Know your marketplace

Smeaton added that since the emergence of Amazon, his business had focused on that as a key platform. It’s a recipe for success he suggests for others. Smeaton’s business is now, he says, fully aligned with Amazon at all points of the customer journey.

For her part, Hodgkins offered a detailed presentation on some of the major issues and considerations would-be exporters need to focus on, from starting with an export and e-commerce strategy to really knowing their product and understanding the needs of the customers in markets they were going to sell to.

But, even for businesses looking to outsource all the logistics and customs processes, she advocated some familiarity with the basics of how trade and customs work. There is value, she explained, in understanding things such as Incoterms and customs declarations.
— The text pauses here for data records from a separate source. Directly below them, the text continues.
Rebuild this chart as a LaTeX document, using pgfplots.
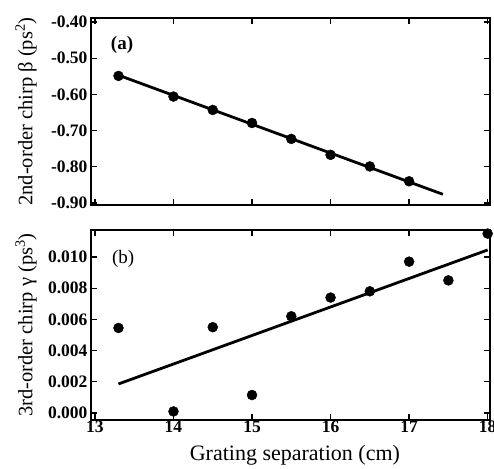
\documentclass[border=0pt]{standalone}
\usepackage{pgfplots}
\pgfplotsset{compat=1.18}
\usepackage{fontspec}
\setmainfont{Liberation Serif}

\pgfplotsset{
  chirp/.style={
    scale only axis,
    width=399pt,
    xmin=12.95, xmax=18.03,
    xtick={13,14,15,16,17,18},
    tick align=inside,
    major tick length=6pt,
    tick style={line width=1.3pt, black},
    axis line style={line width=1.8pt},
    xtick pos=both, ytick pos=both,
    tick label style={font=\fontsize{17.5}{17.5}\selectfont\bfseries},
    xticklabel style={yshift=3pt},
    label style={font=\fontsize{20.5}{20.5}\selectfont},
    /pgf/number format/assume math mode=true,
    /pgf/number format/fixed,
    /pgf/number format/fixed zerofill,
  },
}

\begin{document}
\begin{tikzpicture}[x=1pt,y=1pt]
\useasboundingbox (0,0) rectangle (494,468);

% panel (a)
\begin{axis}[chirp,
    at={(91pt,263pt)}, anchor=south west,
    height=187pt,
    ymin=-0.9055, ymax=-0.389,
    ytick={-0.9,-0.8,-0.7,-0.6,-0.5,-0.4},
    yticklabel style={/pgf/number format/precision=2},
    xticklabels={},
    ylabel={2nd-order chirp β (ps\textsuperscript{2})},
    ylabel style={at={(axis description cs:-0.163,0.5)}, anchor=center},
]
\addplot[only marks, mark=*, mark size=5pt, black]
coordinates {
  (13.3,-0.549) (14,-0.606) (14.5,-0.643) (15,-0.679)
  (15.5,-0.723) (16,-0.767) (16.5,-0.799) (17,-0.840)
};
\addplot[black, line width=2.8pt] coordinates {(13.3,-0.547) (17.43,-0.876)};
\node[font=\fontsize{19}{19}\selectfont\bfseries] at (axis cs:13.345,-0.4635) {(a)};
\end{axis}

% panel (b)
\begin{axis}[chirp,
    at={(91pt,48pt)}, anchor=south west,
    height=190pt,
    clip=false,
    ymin=-0.00045, ymax=0.01173,
    ytick={0,0.002,0.004,0.006,0.008,0.010},
    scaled y ticks=false,
    yticklabel style={/pgf/number format/precision=3},
    xticklabel style={/pgf/number format/precision=0, /pgf/number format/fixed zerofill=false},
    xlabel={Grating separation (cm)},
    ylabel={3rd-order chirp γ (ps\textsuperscript{3})},
    ylabel style={at={(axis description cs:-0.163,0.5)}, anchor=center},
    xlabel style={at={(axis description cs:0.511,-0.184)}, anchor=center,
                  font=\fontsize{22}{22}\selectfont},
]
\addplot[only marks, mark=*, mark size=5pt, black]
coordinates {
  (13.3,0.00545) (14,0.0001) (14.5,0.0055) (15,0.00115)
  (15.5,0.0062) (16,0.0074) (16.5,0.0078) (17,0.0097)
  (17.5,0.0085) (18,0.0115)
};
\addplot[black, line width=2.8pt] coordinates {(13.3,0.00186) (18,0.01045)};
\node[font=\fontsize{19}{19}\selectfont] at (axis cs:13.36,0.00987) {(b)};
\end{axis}
\end{tikzpicture}
\end{document}
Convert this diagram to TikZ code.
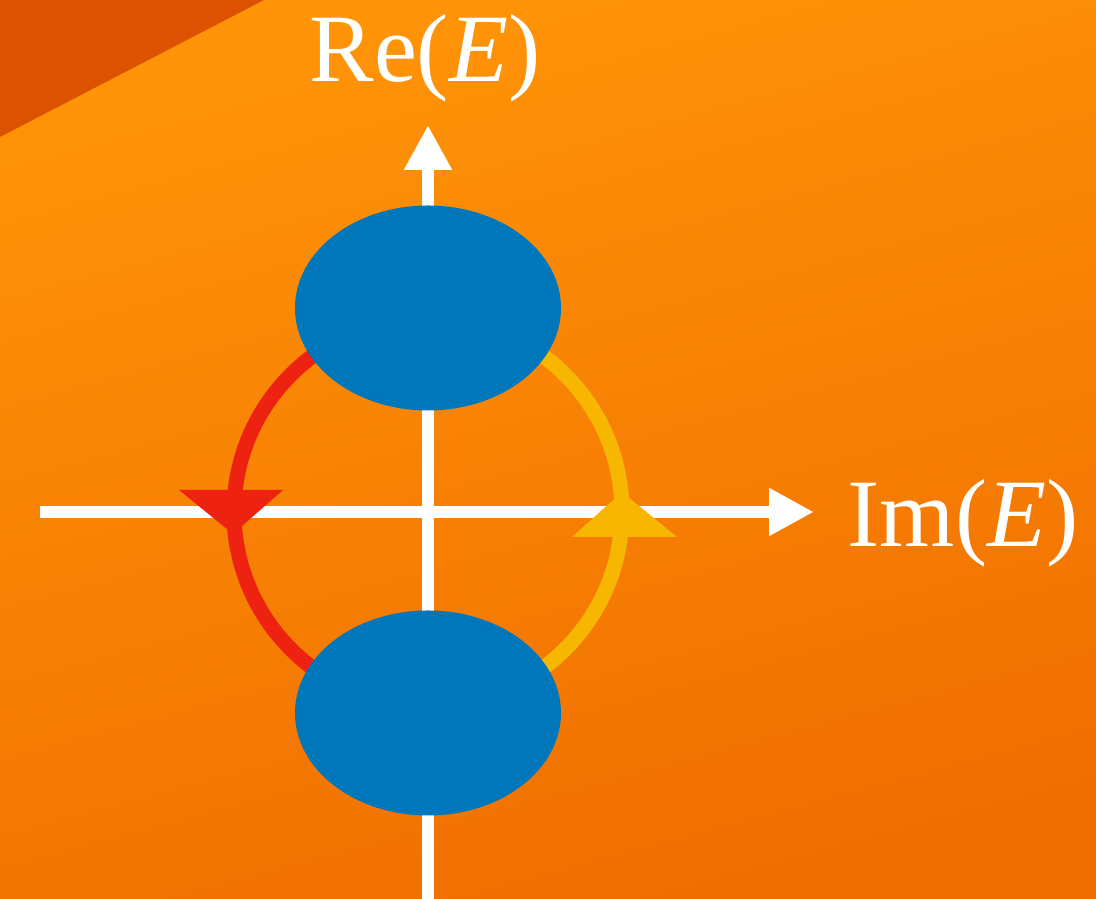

While there is no guarantee of success, Hodgkins explained that the best way to put yourself and your business in a position to succeed is to make sure you have a grasp of all the relevant information needed for a successful declaration.

Questions with answers

Asked to identify trends in e-commerce for 2024, Shopify’s Rossoglou highlighted technological trends including the drive to omnichannel marketing and the increasing importance of social commerce, where once pure play social media channels are now, increasingly, also becoming e-commerce marketplaces.

This last trend was picked up by Tong, who highlighted the rise of TikTok as an important sales channel.

“From a platforms perspective, it’s worth remembering there was this big thing called eBay and then this little fish called Amazon came along and started doing everything it was doing. Now there is Tik Tok, which brings the power of Amazon and that of social media together.”

There were also questions about the importance of customer reviews. A top tip offered here by Smeaton is that reviews from one country are equally relevant in other markets and reviews from existing customers can be used to help build confidence when you expand into new markets. But Tong also suggested businesses don’t need to focus on them too much.

“My advice is to not get too worked up about them. You can’t ask for them and they’re just there. I would take the time to worry more about content, visibility and getting to the top of the most relevant search terms.”

There was also agreement between Smeaton and Tong that the UK needs to sign more free trade agreements, and that the government should do all it can to remove all barriers to trade in as many markets as possible around the world.